- [Exercise prompt] Skip the pictures. Transcribe the rest of the data below without changing a word.

- [Source material]
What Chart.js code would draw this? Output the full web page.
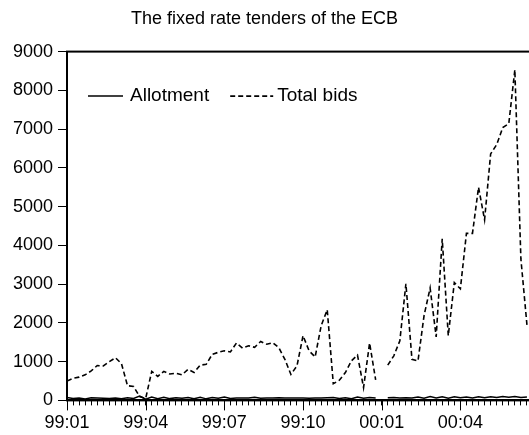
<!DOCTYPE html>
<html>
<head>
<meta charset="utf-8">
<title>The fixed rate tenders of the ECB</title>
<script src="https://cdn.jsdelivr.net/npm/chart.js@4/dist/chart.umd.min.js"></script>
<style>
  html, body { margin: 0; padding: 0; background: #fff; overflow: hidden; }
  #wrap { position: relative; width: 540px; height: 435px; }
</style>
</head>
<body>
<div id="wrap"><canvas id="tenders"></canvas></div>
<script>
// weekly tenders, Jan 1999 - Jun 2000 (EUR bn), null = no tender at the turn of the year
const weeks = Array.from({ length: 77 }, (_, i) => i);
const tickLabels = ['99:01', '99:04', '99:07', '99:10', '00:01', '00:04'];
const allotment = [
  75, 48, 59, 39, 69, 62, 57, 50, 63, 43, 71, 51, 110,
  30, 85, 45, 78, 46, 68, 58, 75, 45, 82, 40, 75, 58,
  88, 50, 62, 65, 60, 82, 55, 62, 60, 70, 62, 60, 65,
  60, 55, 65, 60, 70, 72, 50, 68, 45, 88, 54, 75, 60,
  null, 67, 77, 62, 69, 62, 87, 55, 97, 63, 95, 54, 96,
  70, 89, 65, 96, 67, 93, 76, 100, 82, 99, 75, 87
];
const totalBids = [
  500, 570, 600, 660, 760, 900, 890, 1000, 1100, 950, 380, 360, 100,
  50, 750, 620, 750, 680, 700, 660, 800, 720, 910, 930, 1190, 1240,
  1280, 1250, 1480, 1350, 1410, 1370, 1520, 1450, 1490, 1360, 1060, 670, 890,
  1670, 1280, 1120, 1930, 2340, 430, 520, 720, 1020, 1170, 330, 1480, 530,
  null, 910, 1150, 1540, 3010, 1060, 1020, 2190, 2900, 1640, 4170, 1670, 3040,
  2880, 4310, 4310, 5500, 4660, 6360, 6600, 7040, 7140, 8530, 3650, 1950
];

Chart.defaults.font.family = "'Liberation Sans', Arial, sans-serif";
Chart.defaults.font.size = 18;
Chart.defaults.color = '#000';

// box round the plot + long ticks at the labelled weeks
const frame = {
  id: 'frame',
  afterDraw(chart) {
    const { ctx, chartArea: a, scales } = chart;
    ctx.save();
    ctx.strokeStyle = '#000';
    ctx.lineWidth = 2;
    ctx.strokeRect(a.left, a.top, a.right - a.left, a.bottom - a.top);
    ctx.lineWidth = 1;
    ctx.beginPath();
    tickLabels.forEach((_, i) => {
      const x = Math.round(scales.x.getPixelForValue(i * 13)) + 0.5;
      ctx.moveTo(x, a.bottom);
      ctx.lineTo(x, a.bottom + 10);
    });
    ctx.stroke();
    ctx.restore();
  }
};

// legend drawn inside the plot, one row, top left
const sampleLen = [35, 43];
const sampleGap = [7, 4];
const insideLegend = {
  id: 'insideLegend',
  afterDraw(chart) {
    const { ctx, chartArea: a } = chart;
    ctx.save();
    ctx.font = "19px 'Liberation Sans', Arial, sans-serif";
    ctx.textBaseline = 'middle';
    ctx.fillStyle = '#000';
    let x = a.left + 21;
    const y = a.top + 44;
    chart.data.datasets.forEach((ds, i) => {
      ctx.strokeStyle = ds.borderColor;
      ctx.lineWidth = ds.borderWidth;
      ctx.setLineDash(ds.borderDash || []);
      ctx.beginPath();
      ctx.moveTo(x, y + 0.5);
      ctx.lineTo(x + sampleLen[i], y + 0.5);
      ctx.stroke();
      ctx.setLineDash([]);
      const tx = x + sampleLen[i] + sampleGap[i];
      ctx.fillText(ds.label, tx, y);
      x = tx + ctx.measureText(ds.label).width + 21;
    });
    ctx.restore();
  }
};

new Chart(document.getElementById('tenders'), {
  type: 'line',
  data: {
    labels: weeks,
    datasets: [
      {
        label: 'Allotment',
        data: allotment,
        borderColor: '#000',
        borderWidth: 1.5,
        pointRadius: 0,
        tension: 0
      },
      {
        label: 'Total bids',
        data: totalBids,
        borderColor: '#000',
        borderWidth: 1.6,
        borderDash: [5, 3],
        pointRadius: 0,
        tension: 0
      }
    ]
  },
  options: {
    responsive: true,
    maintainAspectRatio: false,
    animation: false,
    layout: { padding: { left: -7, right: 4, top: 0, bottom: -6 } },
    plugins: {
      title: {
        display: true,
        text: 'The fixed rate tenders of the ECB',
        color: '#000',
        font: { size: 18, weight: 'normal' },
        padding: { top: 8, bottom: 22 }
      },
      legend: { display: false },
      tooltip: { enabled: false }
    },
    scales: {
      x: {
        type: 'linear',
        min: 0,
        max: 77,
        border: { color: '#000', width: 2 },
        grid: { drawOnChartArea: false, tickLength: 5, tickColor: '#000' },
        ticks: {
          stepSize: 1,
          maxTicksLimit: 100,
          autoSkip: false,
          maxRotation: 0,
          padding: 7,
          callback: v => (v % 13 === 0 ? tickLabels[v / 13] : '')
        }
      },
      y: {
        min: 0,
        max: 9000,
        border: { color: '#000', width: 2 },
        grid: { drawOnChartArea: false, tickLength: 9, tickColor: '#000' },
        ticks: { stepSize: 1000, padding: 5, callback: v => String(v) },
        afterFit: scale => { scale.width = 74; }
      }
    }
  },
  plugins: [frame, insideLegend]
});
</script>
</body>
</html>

- [Task response]
What Chart.js code would draw this? Output the full web page.
<!DOCTYPE html>
<html>
<head>
<meta charset="utf-8">
<title>The fixed rate tenders of the ECB</title>
<script src="https://cdn.jsdelivr.net/npm/chart.js@4/dist/chart.umd.min.js"></script>
<style>
  html, body { margin: 0; padding: 0; background: #fff; overflow: hidden; }
  #wrap { position: relative; width: 540px; height: 435px; }
</style>
</head>
<body>
<div id="wrap"><canvas id="tenders"></canvas></div>
<script>
// weekly tenders, Jan 1999 - Jun 2000 (EUR bn), null = no tender at the turn of the year
const weeks = Array.from({ length: 77 }, (_, i) => i);
const tickLabels = ['99:01', '99:04', '99:07', '99:10', '00:01', '00:04'];
const allotment = [
  75, 48, 59, 39, 69, 62, 57, 50, 63, 43, 71, 51, 110,
  30, 85, 45, 78, 46, 68, 58, 75, 45, 82, 40, 75, 58,
  88, 50, 62, 65, 60, 82, 55, 62, 60, 70, 62, 60, 65,
  60, 55, 65, 60, 70, 72, 50, 68, 45, 88, 54, 75, 60,
  null, 67, 77, 62, 69, 62, 87, 55, 97, 63, 95, 54, 96,
  70, 89, 65, 96, 67, 93, 76, 100, 82, 99, 75, 87
];
const totalBids = [
  500, 570, 600, 660, 760, 900, 890, 1000, 1100, 950, 380, 360, 100,
  50, 750, 620, 750, 680, 700, 660, 800, 720, 910, 930, 1190, 1240,
  1280, 1250, 1480, 1350, 1410, 1370, 1520, 1450, 1490, 1360, 1060, 670, 890,
  1670, 1280, 1120, 1930, 2340, 430, 520, 720, 1020, 1170, 330, 1480, 530,
  null, 910, 1150, 1540, 3010, 1060, 1020, 2190, 2900, 1640, 4170, 1670, 3040,
  2880, 4310, 4310, 5500, 4660, 6360, 6600, 7040, 7140, 8530, 3650, 1950
];

Chart.defaults.font.family = "'Liberation Sans', Arial, sans-serif";
Chart.defaults.font.size = 18;
Chart.defaults.color = '#000';

// box round the plot + long ticks at the labelled weeks
const frame = {
  id: 'frame',
  afterDraw(chart) {
    const { ctx, chartArea: a, scales } = chart;
    ctx.save();
    ctx.strokeStyle = '#000';
    ctx.lineWidth = 2;
    ctx.strokeRect(a.left, a.top, a.right - a.left, a.bottom - a.top);
    ctx.lineWidth = 1;
    ctx.beginPath();
    tickLabels.forEach((_, i) => {
      const x = Math.round(scales.x.getPixelForValue(i * 13)) + 0.5;
      ctx.moveTo(x, a.bottom);
      ctx.lineTo(x, a.bottom + 10);
    });
    ctx.stroke();
    ctx.restore();
  }
};

// legend drawn inside the plot, one row, top left
const sampleLen = [35, 43];
const sampleGap = [7, 4];
const insideLegend = {
  id: 'insideLegend',
  afterDraw(chart) {
    const { ctx, chartArea: a } = chart;
    ctx.save();
    ctx.font = "19px 'Liberation Sans', Arial, sans-serif";
    ctx.textBaseline = 'middle';
    ctx.fillStyle = '#000';
    let x = a.left + 21;
    const y = a.top + 44;
    chart.data.datasets.forEach((ds, i) => {
      ctx.strokeStyle = ds.borderColor;
      ctx.lineWidth = ds.borderWidth;
      ctx.setLineDash(ds.borderDash || []);
      ctx.beginPath();
      ctx.moveTo(x, y + 0.5);
      ctx.lineTo(x + sampleLen[i], y + 0.5);
      ctx.stroke();
      ctx.setLineDash([]);
      const tx = x + sampleLen[i] + sampleGap[i];
      ctx.fillText(ds.label, tx, y);
      x = tx + ctx.measureText(ds.label).width + 21;
    });
    ctx.restore();
  }
};

new Chart(document.getElementById('tenders'), {
  type: 'line',
  data: {
    labels: weeks,
    datasets: [
      {
        label: 'Allotment',
        data: allotment,
        borderColor: '#000',
        borderWidth: 1.5,
        pointRadius: 0,
        tension: 0
      },
      {
        label: 'Total bids',
        data: totalBids,
        borderColor: '#000',
        borderWidth: 1.6,
        borderDash: [5, 3],
        pointRadius: 0,
        tension: 0
      }
    ]
  },
  options: {
    responsive: true,
    maintainAspectRatio: false,
    animation: false,
    layout: { padding: { left: -7, right: 4, top: 0, bottom: -6 } },
    plugins: {
      title: {
        display: true,
        text: 'The fixed rate tenders of the ECB',
        color: '#000',
        font: { size: 18, weight: 'normal' },
        padding: { top: 8, bottom: 22 }
      },
      legend: { display: false },
      tooltip: { enabled: false }
    },
    scales: {
      x: {
        type: 'linear',
        min: 0,
        max: 77,
        border: { color: '#000', width: 2 },
        grid: { drawOnChartArea: false, tickLength: 5, tickColor: '#000' },
        ticks: {
          stepSize: 1,
          maxTicksLimit: 100,
          autoSkip: false,
          maxRotation: 0,
          padding: 7,
          callback: v => (v % 13 === 0 ? tickLabels[v / 13] : '')
        }
      },
      y: {
        min: 0,
        max: 9000,
        border: { color: '#000', width: 2 },
        grid: { drawOnChartArea: false, tickLength: 9, tickColor: '#000' },
        ticks: { stepSize: 1000, padding: 5, callback: v => String(v) },
        afterFit: scale => { scale.width = 74; }
      }
    }
  },
  plugins: [frame, insideLegend]
});
</script>
</body>
</html>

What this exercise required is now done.